538 reports that while Europe and Japan have aging populations, the United States is “staying young” because of immigration:
No matter who wins next Tuesday’s election, the president who takes office next January will be among the oldest ever elected. (Donald Trump, at 70, would be the oldest president ever elected to a first term. Hillary Clinton, who turned 69 last week, would be the second-oldest after Ronald Reagan.) Perhaps that’s appropriate — the country they are hoping to lead is getting older too. When Bill Clinton took office in 1993 at age 46 — making him the third-youngest president ever — 12.6 percent of Americans were at least 65, the traditional retirement age. Today 14.8 percent are. And by 2050, that figure is expected to rise to 22.1 percent.
The aging of the U.S. population poses major economic challenges: rising healthcare costs, more retirement spending and, crucially, fewer working-age Americans to help pay for it all. Already, economists believe, the graying of America helps explain the slow economic growth of the past decade-plus. The problem will only get worse as more baby boomers leave the workforce.
But by global standards, the U.S. is in pretty good shape. In parts of Europe, more than 20 percent of the population is of retirement age; in Japan, it is 26 percent. Those countries have the same challenges as the U.S.: a large generation born after World War II that is now at or approaching retirement, and a steep decline in fertility rates. But the U.S. has something they don’t have: a high rate of immigration.
You wouldn’t know it from this year’s overheated campaign rhetoric, but immigration is the only thing keeping the U.S. from facing a Japan-style demographic cliff. At a time when aging and other factors mean that fewer Americans are working, immigrants — who tend to come to the U.S. during their working years and have a higher rate of labor-force participation than native-born Americans — play an increasingly important role in the U.S. workforce. Foreign-born U.S. residents made up 13.1 percent of the population in 2014 but 16.4 percent of the labor force, up from 10 percent two decades earlier. Immigrants help the economy in other ways too: They are more likely than native-born Americans to start businesses, and because they pay into Social Security but only receive benefits if they stay in the country permanently, they help ease the U.S.’s long-run fiscal burden.
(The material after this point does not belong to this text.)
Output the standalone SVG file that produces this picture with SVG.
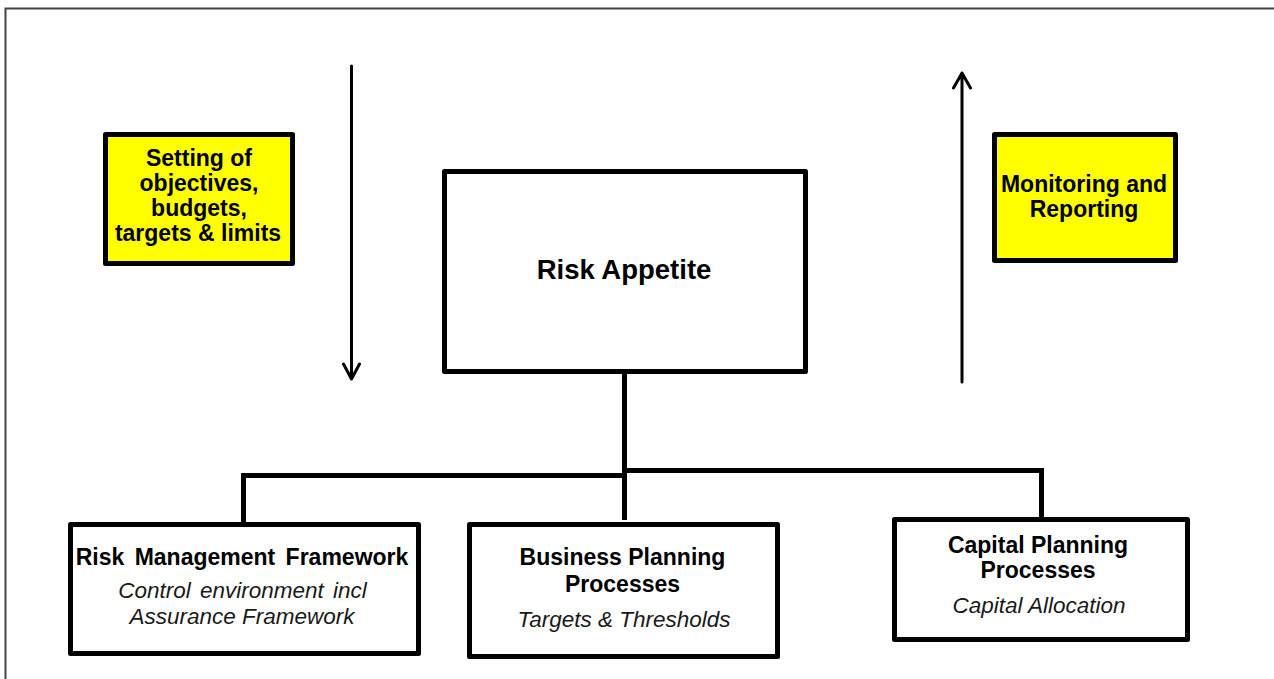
<svg xmlns="http://www.w3.org/2000/svg" width="1274" height="679" viewBox="0 0 1274 679">
<style>
.box{fill:#fff;stroke:#000;stroke-width:5;stroke-linejoin:round}
.ybox{fill:#ffff00;stroke:#000;stroke-width:5;stroke-linejoin:round}
.b{font-family:"Liberation Sans",Arial,sans-serif;font-weight:bold;font-size:23px;fill:#000;text-anchor:middle}
.i{font-family:"Liberation Sans",Arial,sans-serif;font-style:italic;font-size:22.5px;fill:#1a1a1a;text-anchor:middle}
.con{fill:none;stroke:#000;stroke-width:5}
.arr{fill:none;stroke:#000;stroke-width:3;stroke-linecap:round;stroke-linejoin:round}
</style>
<rect x="0" y="0" width="1274" height="679" fill="#fff"/>
<rect x="5.5" y="8.5" width="1300" height="700" fill="none" stroke="#444" stroke-width="2"/>
<g id="connectors">
<path class="con" d="M624.5 374V520"/>
<path class="con" d="M624.5 475.5H243.5V522"/>
<path class="con" d="M624.5 470.5H1041.5V517"/>
<path class="arr" d="M351.5 66V379M343.5 364L351.5 379L359.5 364"/>
<path class="arr" d="M962 382V73M953.5 88L962 73L970.5 88"/>
</g>
<g id="setting">
<rect class="ybox" x="105.5" y="134.5" width="187" height="129"/>
<text class="b" x="199" y="166">Setting of</text>
<text class="b" x="199" y="191">objectives,</text>
<text class="b" x="199" y="216">budgets,</text>
<text class="b" x="198" y="241">targets &amp; limits</text>
</g>
<g id="monitoring">
<rect class="ybox" x="994.5" y="134.5" width="181" height="126"/>
<text class="b" x="1084" y="192">Monitoring and</text>
<text class="b" x="1084" y="217">Reporting</text>
</g>
<g id="risk-appetite">
<rect class="box" x="444.5" y="171.5" width="361" height="200"/>
<text class="b" x="624" y="279" style="font-size:27.5px">Risk Appetite</text>
</g>
<g id="rmf">
<rect class="box" x="70.5" y="524.5" width="348" height="129"/>
<text class="b" x="242" y="565" word-spacing="4">Risk Management Framework</text>
<text class="i" x="242.5" y="598" word-spacing="3">Control environment incl</text>
<text class="i" x="242" y="624">Assurance Framework</text>
</g>
<g id="bpp">
<rect class="box" x="469.5" y="524.5" width="308" height="132"/>
<text class="b" x="622.5" y="565">Business Planning</text>
<text class="b" x="622.5" y="592">Processes</text>
<text class="i" x="624" y="627">Targets &amp; Thresholds</text>
</g>
<g id="cpp">
<rect class="box" x="894.5" y="519.5" width="293" height="120"/>
<text class="b" x="1038" y="553">Capital Planning</text>
<text class="b" x="1038" y="578">Processes</text>
<text class="i" x="1039" y="613">Capital Allocation</text>
</g>
</svg>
Perhaps just as importantly, immigrants are the reason the U.S. has a relatively high birth rate compared to other rich countries. Americans, like their counterparts in Japan and western Europe, are having fewer children. But that decline has been partly offset by the comparatively high fertility rate among foreign-born residents. A report from the Pew Research Center last week showed just how big that effect is: Immigrants account for the entirety of the increase in the number of annual U.S. births since 1970. Without them, the annual number of births would have declined.